Multi-GPU
Concept -> 1 master chip and up to 4 slave chips.
The master chip is like a normal GPU... but with 4 SidePorts.
These SidePorts use the Rambus FlexIO Interface:
· Rambus FlexIO is capable of running from 400 MHz to 8 GHz.
· Contains only 12 lanes (5 lanes are inbound, 7 outbound)
· Theoretical peak I/O bandwidth of 76.8 GB @ 8 GHz (44.8GB out, 32GB in)
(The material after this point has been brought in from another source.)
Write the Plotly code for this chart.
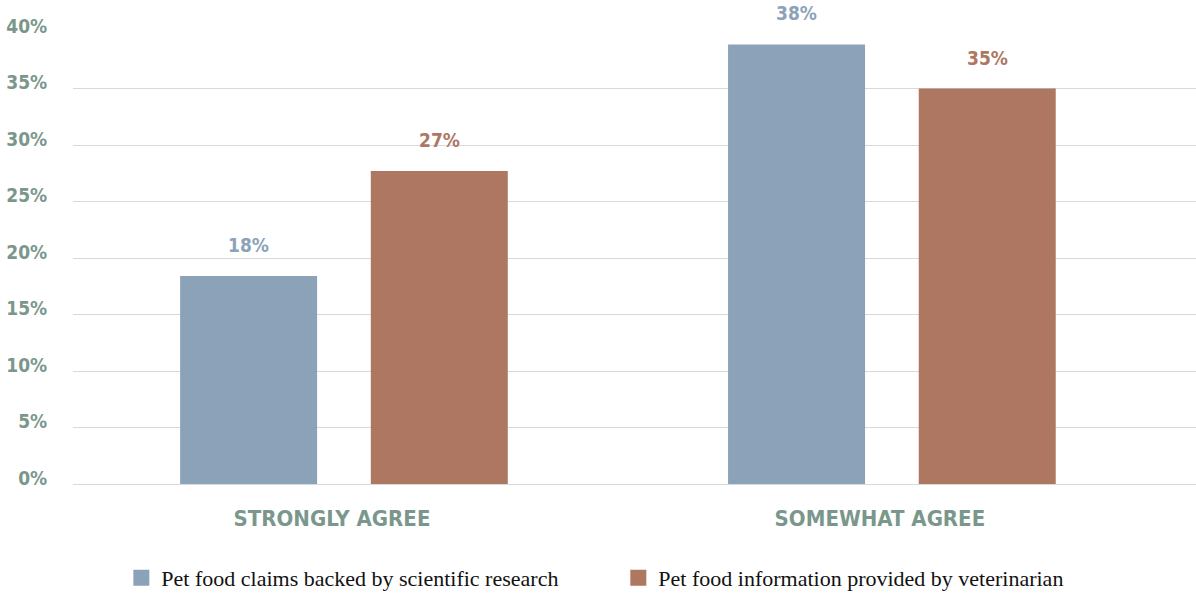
import plotly.graph_objects as go

categories = ['STRONGLY AGREE', 'SOMEWHAT AGREE']
series_names = ['Pet food claims backed by scientific research',
                'Pet food information provided by veterinarian']
research_values = [18.4, 38.9]
vet_values = [27.7, 35.0]
value_labels = [['18%', '38%'], ['27%', '35%']]
y_ticks = [0, 5, 10, 15, 20, 25, 30, 35, 40]

COLORS = ['#8ca2b8', '#ad7762']
AXIS_TEXT = '#7b978c'
CONDENSED = 'DejaVu Sans Condensed, Liberation Sans Narrow, sans-serif'

BAR_WIDTH = 0.25
OFFSETS = [-0.299, 0.049]

fig = go.Figure()
x_idx = list(range(len(categories)))

for i, (name, vals) in enumerate(zip(series_names, [research_values, vet_values])):
    fig.add_trace(go.Bar(
        x=x_idx, y=vals, width=BAR_WIDTH, offset=OFFSETS[i],
        marker=dict(color=COLORS[i], line=dict(width=0)),
        showlegend=False, hoverinfo='skip',
    ))
    # value labels above the bars
    for j, v in enumerate(vals):
        fig.add_annotation(
            x=x_idx[j] + OFFSETS[i] + BAR_WIDTH / 2, y=v, text=value_labels[i][j],
            showarrow=False, yanchor='middle', yshift=31,
            font=dict(family=CONDENSED, size=19, color=COLORS[i], weight='bold'),
        )
    # legend entries with bigger squares
    fig.add_trace(go.Scatter(
        x=[None], y=[None], mode='markers', name=name,
        marker=dict(symbol='square', size=20, color=COLORS[i]),
    ))

fig.update_layout(
    width=1196, height=593,
    margin=dict(l=73, r=0, t=32, b=109, autoexpand=False),
    plot_bgcolor='white', paper_bgcolor='white',
    barmode='overlay',
    legend=dict(
        orientation='h', xref='container', x=0.517, xanchor='center',
        yref='paper', y=-0.208, yanchor='middle',
        font=dict(family='Liberation Serif, serif', size=22, color='#111111'),
        itemwidth=30, traceorder='normal', entrywidth=452,
    ),
)
fig.update_xaxes(
    range=[-0.4945, 1.555], tickmode='array', tickvals=x_idx, ticktext=categories,
    showgrid=False, zeroline=False, showline=False, automargin=False,
    ticks='outside', ticklen=15, tickcolor='rgba(0,0,0,0)',
    tickfont=dict(family=CONDENSED, size=22, color=AXIS_TEXT, weight='bold'),
    ticklabelshift=-12,
)
fig.update_yaxes(
    range=[0, 40], tickmode='array', tickvals=y_ticks,
    ticktext=[f'{t}%' for t in y_ticks],
    showgrid=True, gridcolor='#d9d9d9', gridwidth=1,
    zeroline=True, zerolinecolor='#d9d9d9', zerolinewidth=1,
    showline=False, automargin=False,
    ticks='outside', ticklen=21, tickcolor='rgba(0,0,0,0)',
    tickfont=dict(family=CONDENSED, size=19, color=AXIS_TEXT, weight='bold'),
    ticklabelshift=-6,
)

fig.write_html('out.html', config={'displayModeBar': False},
               post_script="document.body.style.margin='0';")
· Total bandwidth: 76.8GB/s x 5 SIMD Core (1 internal + 4 "slave chips") = 384GB/s
Q. Why use Rambus FlexIO Interface ?
A. Because AMD can use it (
Rambus Signs Patent License Agreement with AMD) and because it's realy fast :
"While Cell’s XDR interface offers over 2x the memory bandwidth of any PC-based microprocsesor, Cell’s FlexIO interface weighs in at 76.8GB/s - almost 10x the chip-to-chip bandwidth of AMD’s Athlon 64." -
Anandtech
A picture is worth a thousand words ->
HD 5870 Concept
And this is the cards for the other market segments ->
HD 5000 Series
A slave chip, or SIMD Core, is made of 8 blocs, for a total of 640 SP (128 SP 4D+1) and 16 TMUs ->
picture
HD 5450 -> 640 SP + 16 TMUs
(1 master chip)
HD 5650 -> 1280 SP + 32 TMUs
(1 master chip + 1 slave)
HD 5670 -> 1920 SP + 48 TMUs
(1 master chip + 2 slaves)
HD 5850 -> 2560 SP + 64 TMUs
(1 master chip + 3 slaves)
HD 5870 -> 3200 SP + 80 TMUs
(1 master chip + 4 slaves)
· Need only 2 chips (master/slave) to create a complete series of graphic cards.
· The slave chip is an exact copy of the "SP/TMUs" part of the master chip.
So when you create the master chip, you also create 95% of the slave chip.
· Less time/money needed to create a new series -> 9 month product cycle instead of 12 months.
· Very small chips -> very good yields -> very good price.
· Shared memory architecture !
· The highest memory bandwidth hogs are the ROPs and the Level 2 texture caches, so ATI has physically placed these units next to the memory controllers and used a thousand or so traces to connect them. So, for now, it's impossible to put the RBEs inside the slave chips. Thus, the master chip has to contain enough RBEs for the HD 5870... but this high number of RBEs will be overkill for the HD 54xx/56xx. This is perhaps the major problem with this design.
NOTE: I know that there is a RBE in the first image but I'm too lazy to remove it.